Abstract The photocatalytic oxidation of phenols by oxygen has been studied in alkaline aqueous medium upon irradiation with visible light. Metal Zn(II) and Al(III) mono- and polynuclear phthalocyanine complexes, soluble in water, have been used as photocatalysts. The studied polynuclear complexes represent two-dimensional polymers, formed of condensed phthalocyanine macrocycles. The number of the phthalocyanine units in them is 3 or 4. No visible batochromic shifting is observed in the Q-band electron transition ( λ =665–680 nm) of the polynuclear complexes with respect to their mononuclear analogues. This fact is an indication of a low π–π electron delocalization between the phthalocyanine units of the polynuclear complexes in the excited state. The photocatalytic activity per mole of the polynuclear complexes at pH=7 or 13 is much higher than that of the respective mononuclear phthalocyanine complexes. The high photocatalytic activity of the polymers might be explained by the proceeding of an intra-molecular triplet–triplet energy transfer between the phthalocyanine macrocycles in accordance with the mechanism of Dexter.

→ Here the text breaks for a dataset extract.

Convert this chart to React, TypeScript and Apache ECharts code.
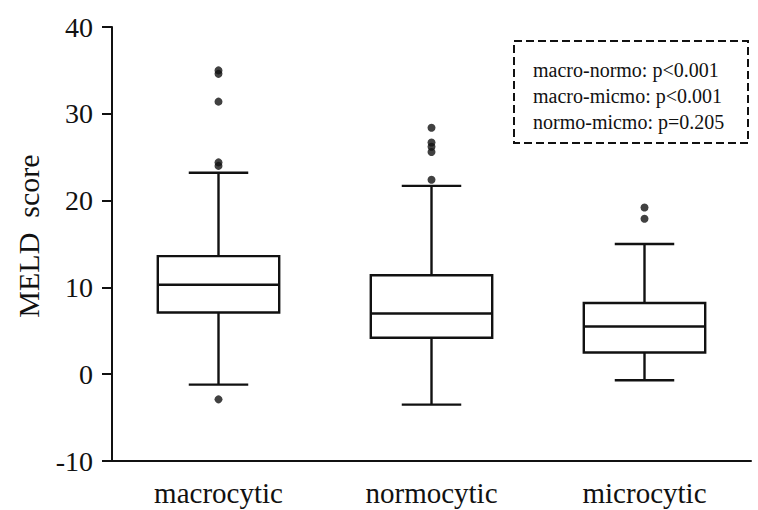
import React, { useEffect, useRef } from "react";
import * as echarts from "echarts";

const categories = ["macrocytic", "normocytic", "microcytic"];
// [lowerWhisker, Q1, median, Q3, upperWhisker]
const boxStats = [
  [-1.2, 7.1, 10.3, 13.6, 23.2],
  [-3.5, 4.2, 7.0, 11.4, 21.7],
  [-0.7, 2.5, 5.5, 8.2, 15.0],
];
const outliers: [number, number][] = [
  [0, 35.0], [0, 34.6], [0, 31.4], [0, 24.4], [0, 24.0], [0, -2.9],
  [1, 28.4], [1, 26.7], [1, 26.2], [1, 25.6], [1, 22.4],
  [2, 19.2], [2, 17.9],
];
const yTicks = { min: -10, max: 40, interval: 10 };
const pValues = ["macro-normo: p<0.001", "macro-micmo: p<0.001", "normo-micmo: p=0.205"];

const FONT = "'Liberation Serif', 'Times New Roman', serif";

export default function App() {
  const ref = useRef<HTMLDivElement>(null);
  useEffect(() => {
    document.body.style.margin = "0";
    if (!ref.current) return;
    const chart = echarts.init(ref.current, null, { renderer: "svg" });
    const boxData = boxStats.map((s, i) => [i, ...s]);
    chart.setOption({
      animation: false,
      grid: { left: 112, right: 7, top: 27, bottom: 49 },
      xAxis: {
        type: "category",
        data: categories,
        axisLine: { onZero: false, lineStyle: { color: "#111", width: 2 } },
        axisTick: { alignWithLabel: true, length: 8, lineStyle: { width: 2, color: "#111" } },
        axisLabel: { fontFamily: FONT, fontSize: 29, color: "#111", margin: 17 },
      },
      yAxis: {
        type: "value",
        min: yTicks.min,
        max: yTicks.max,
        interval: yTicks.interval,
        splitLine: { show: false },
        axisLine: { show: true, lineStyle: { color: "#111", width: 2 } },
        axisTick: { show: true, length: 10, lineStyle: { width: 2, color: "#111" } },
        axisLabel: { fontFamily: FONT, fontSize: 28, color: "#111", margin: 19 },
      },
      graphic: [
        {
          type: "text",
          x: 28,
          y: 236,
          rotation: Math.PI / 2,
          style: {
            text: "MELD  score",
            fontFamily: FONT,
            fontSize: 30,
            fill: "#111",
            align: "center",
            verticalAlign: "middle",
          },
        },
        {
          type: "rect",
          shape: { x: 514, y: 41, width: 234, height: 102 },
          style: { fill: "#fff", stroke: "#111", lineWidth: 2, lineDash: [8, 4] },
        },
        ...pValues.map((t, i) => ({
          type: "text",
          x: 533,
          y: 70 + i * 26,
          style: {
            text: t,
            fontFamily: FONT,
            fontSize: 20,
            fill: "#111",
            verticalAlign: "middle",
          },
        })),
      ],
      series: [
        {
          type: "custom",
          data: boxData,
          encode: { x: 0, y: [1, 2, 3, 4, 5] },
          renderItem: (params: any, api: any) => {
            const idx = api.value(0);
            const band = api.size([1, 0])[0];
            const bw = band * 0.57;
            const cw = bw * 0.49;
            const pLow = api.coord([idx, api.value(1)]);
            const pQ1 = api.coord([idx, api.value(2)]);
            const pMed = api.coord([idx, api.value(3)]);
            const pQ3 = api.coord([idx, api.value(4)]);
            const pHigh = api.coord([idx, api.value(5)]);
            const cx = pMed[0];
            const ls = { stroke: "#111", lineWidth: 2.4, fill: "none" };
            return {
              type: "group",
              children: [
                { type: "line", shape: { x1: cx, y1: pQ3[1], x2: cx, y2: pHigh[1] }, style: ls },
                { type: "line", shape: { x1: cx, y1: pQ1[1], x2: cx, y2: pLow[1] }, style: ls },
                { type: "line", shape: { x1: cx - cw / 2, y1: pHigh[1], x2: cx + cw / 2, y2: pHigh[1] }, style: ls },
                { type: "line", shape: { x1: cx - cw / 2, y1: pLow[1], x2: cx + cw / 2, y2: pLow[1] }, style: ls },
                {
                  type: "rect",
                  shape: { x: cx - bw / 2, y: pQ3[1], width: bw, height: pQ1[1] - pQ3[1] },
                  style: { stroke: "#111", lineWidth: 2.4, fill: "#fff" },
                },
                { type: "line", shape: { x1: cx - bw / 2, y1: pMed[1], x2: cx + bw / 2, y2: pMed[1] }, style: ls },
              ],
            };
          },
        },
        {
          type: "scatter",
          data: outliers,
          symbol: "circle",
          symbolSize: 8,
          itemStyle: { color: "#111" },
        },
      ],
    });
    return () => chart.dispose();
  }, []);
  return <div ref={ref} style={{ width: 758, height: 510 }} />;
}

The singlet oxygen, obtained by photon-induced energy transfer from the excited mono- and polynuclear photosensitizers, dominates the initial steps of photooxidation. The rate of photocatalytic oxidation of phenols depends on the pH of the medium and on the phthalocyanine complex aggregation degree. The products of the oxidation of phenols in alkaline medium are the same in the both cases of using mono- and polynuclear phthalocyanine complexes as catalysts. The formation of quinones is an intermediate step during the photocatalytic oxidation of phenols at pH=13 within the process of destruction of the substrate. Maleic and fumaric acids as well as carbon dioxide have been registered as final products of the photooxidation.